Once the data frame is processed and in its final form, I wish to reorder the columns into a particular order before writing to .csv.
However, because some of the columns won't always exist, I want to know if it is possible to check which columns exist and of the ones that do, I want them to follow a particular format and the ones that don't to be created and populated with zeroes.
I have one solution which I think is very clunky and could probably be improved significantly: in this example, I am checking to see if the column taken_offline
exists within my dataset. If so, I want the columns to be reordered in a certain way with this column included and if not, I want taken_offline
to be created and populated with zeroes whilst still being reordered in the same way.
Ideally, I want to be able to say "here is the order that the columns should be presented in. If the column doesn't exist, I want to create it and populate it with zeroes".
I appreciate that a good way might be to take a list of column names from my data frame (users
) and to then check the column names against the desired column order (listed below).
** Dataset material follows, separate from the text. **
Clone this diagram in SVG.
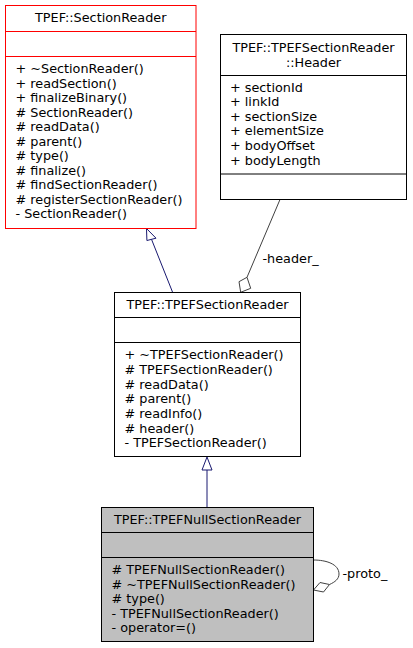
<svg xmlns="http://www.w3.org/2000/svg" width="413" height="648" viewBox="0 0 413 648">
<style>
text{font-family:"DejaVu Sans",sans-serif;font-size:12.8px;fill:#000}
.t{text-anchor:middle}
.box{fill:#fff;stroke:#000;stroke-width:1}
.red{fill:#fff;stroke:#ff0000;stroke-width:1}
.gray{fill:#bfbfbf;stroke:#000;stroke-width:1}
.sep{stroke:#000;stroke-width:1}
.sepr{stroke:#ff0000;stroke-width:1}
.inh{stroke:#191970;stroke-width:1;fill:none}
.inhh{stroke:#191970;stroke-width:1;fill:#fff}
.agg{stroke:#404040;stroke-width:1;fill:none}
.aggh{stroke:#404040;stroke-width:1;fill:#fff}
</style>
<rect width="413" height="648" fill="#fff"/>
<g id="connectors">
<path class="inh" d="M172.7,292.5 L151.5,239.3"/>
<polygon class="inhh" points="146.5,228.5 156,238.2 146.9,240.5"/>
<path class="inh" d="M207,507.5 L207,470"/>
<polygon class="inhh" points="207,457 212,470 202,470"/>
<path class="agg" d="M280,199.5 L247,277.3"/>
<polygon class="aggh" points="247,277.3 250.7,288.3 240.7,292.3 239,281.7"/>
<text x="262.5" y="263">-header_</text>
<path class="agg" d="M313.5,560 C326,560 339,564 339,574 C339,579 335,582 329.5,584.5"/>
<polygon class="aggh" points="313.5,590 320,582.5 329.5,584.5 323.5,592"/>
<text x="342.5" y="577.5">-proto_</text>
</g>
<g id="node-SectionReader">
<rect class="red" x="5.5" y="5.5" width="190.5" height="223"/>
<line class="sepr" x1="5.5" y1="31.5" x2="196" y2="31.5"/>
<line class="sepr" x1="5.5" y1="56.5" x2="196" y2="56.5"/>
<text class="t" x="100.75" y="22">TPEF::SectionReader</text>
<text x="15.5" y="73">+ ~SectionReader()</text>
<text x="15.5" y="87.5">+ readSection()</text>
<text x="15.5" y="102">+ finalizeBinary()</text>
<text x="15.5" y="116.5">#  SectionReader()</text>
<text x="15.5" y="131">#  readData()</text>
<text x="15.5" y="145.5">#  parent()</text>
<text x="15.5" y="160">#  type()</text>
<text x="15.5" y="174.5">#  finalize()</text>
<text x="15.5" y="189">#  findSectionReader()</text>
<text x="15.5" y="203.5">#  registerSectionReader()</text>
<text x="15.5" y="218">- SectionReader()</text>
</g>
<g id="node-Header">
<rect class="box" x="220.5" y="34.5" width="186" height="165"/>
<line class="sep" x1="220.5" y1="75.5" x2="406.5" y2="75.5"/>
<line class="sep" x1="220.5" y1="174" x2="406.5" y2="174"/>
<text class="t" x="313.5" y="51.5">TPEF::TPEFSectionReader</text>
<text class="t" x="313.5" y="66.5">::Header</text>
<text x="230" y="91.5">+ sectionId</text>
<text x="230" y="106">+ linkId</text>
<text x="230" y="120.7">+ sectionSize</text>
<text x="230" y="135.3">+ elementSize</text>
<text x="230" y="150">+ bodyOffset</text>
<text x="230" y="164.6">+ bodyLength</text>
</g>
<g id="node-TPEFSectionReader">
<rect class="box" x="114.5" y="292.5" width="186" height="164"/>
<line class="sep" x1="114.5" y1="317.5" x2="300.5" y2="317.5"/>
<line class="sep" x1="114.5" y1="342.5" x2="300.5" y2="342.5"/>
<text class="t" x="207.5" y="309">TPEF::TPEFSectionReader</text>
<text x="124.5" y="359.4">+ ~TPEFSectionReader()</text>
<text x="124.5" y="374">#  TPEFSectionReader()</text>
<text x="124.5" y="388.7">#  readData()</text>
<text x="124.5" y="403.4">#  parent()</text>
<text x="124.5" y="418">#  readInfo()</text>
<text x="124.5" y="432.7">#  header()</text>
<text x="124.5" y="447.4">- TPEFSectionReader()</text>
</g>
<g id="node-TPEFNullSectionReader">
<rect class="gray" x="101.5" y="507.5" width="212" height="134"/>
<line class="sep" x1="101.5" y1="532.5" x2="313.5" y2="532.5"/>
<line class="sep" x1="101.5" y1="557.5" x2="313.5" y2="557.5"/>
<text class="t" x="207.5" y="523.7">TPEF::TPEFNullSectionReader</text>
<text x="111.5" y="574">#  TPEFNullSectionReader()</text>
<text x="111.5" y="588.6">#  ~TPEFNullSectionReader()</text>
<text x="111.5" y="603.2">#  type()</text>
<text x="111.5" y="617.8">- TPEFNullSectionReader()</text>
<text x="111.5" y="632.4">- operator=()</text>
</g>
</svg>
However, I am unsure how to implement this idea.
How can I do it?
The output columns should be in this order:
"date",
"storeName",
"firstName",
"lastName",
"conversation-request",
"conversation-accepted",
"acceptance_rate",
"conversation-missed",
"taken_offline",
"conversation-already-accepted",
"total_missed",
"conversation-declined"
My code (checking for the existence of taken_offline
):
if("taken_offline" %in% colnames(users_final)){
users_final <- users_final[, c(
"date",
"storeName",
"firstName",
"lastName",
"conversation-request",
"conversation-accepted",
"acceptance_rate",
"conversation-missed",
"taken_offline",
"conversation-already-accepted",
"total_missed",
"conversation-declined"
)]
print("Taken offline occurrences.")
} else {
users_final$taken_offline <- 0
users_final <- users_final[, c(
"date",
"storeName",
"firstName",
"lastName",
"conversation-request",
"conversation-accepted",
"acceptance_rate",
"conversation-missed",
"taken_offline",
"conversation-already-accepted",
"total_missed",
"conversation-declined"
)]
print("No taken offline occurrences.")
}
Upvotes: 2
Views: 71
Reputation: 146119
Simpler version of the other answers. Thanks to R's vector recycling, this can be done in two quick lines.
Give a name to your vector of columns, say all_cols
. Then, calling your data dd
# add missing columns and set them equal to 0
dd[setdiff(all_cols, names(dd)] = 0
# put columns in desired order
dd = dd[all_cols]
Worked example:
all_cols = c("date",
"storeName",
"firstName",
"lastName",
"conversation-request",
"conversation-accepted",
"acceptance_rate",
"conversation-missed",
"taken_offline",
"conversation-already-accepted",
"total_missed",
"conversation-declined")
dd = data.frame("date" = "yesterday",
"storeName" = "Kwik-E-Mart",
"firstName" = "Apu")
dd[setdiff(all_cols, names(dd))] = 0
dd = dd[all_cols]
dd
# date storeName firstName lastName conversation-request conversation-accepted acceptance_rate
# 1 yesterday Kwik-E-Mart Apu 0 0 0 0
# conversation-missed taken_offline conversation-already-accepted total_missed conversation-declined
# 1 0 0 0 0 0
Upvotes: 2
Reputation: 3994
If you have a named vector, say varname
for the name and order of the data s
you would like then you could use:
var_not_present <- varname[which(!(varname %in% names(s)))]
h <- data.frame(matrix(0, ncol = length(var_not_present), nrow = dim(s)[1]))
colnames(h) <- var_not_present
s_updated <- cbind(s,h)
s_updated <- s_updated[varname]
Upvotes: 1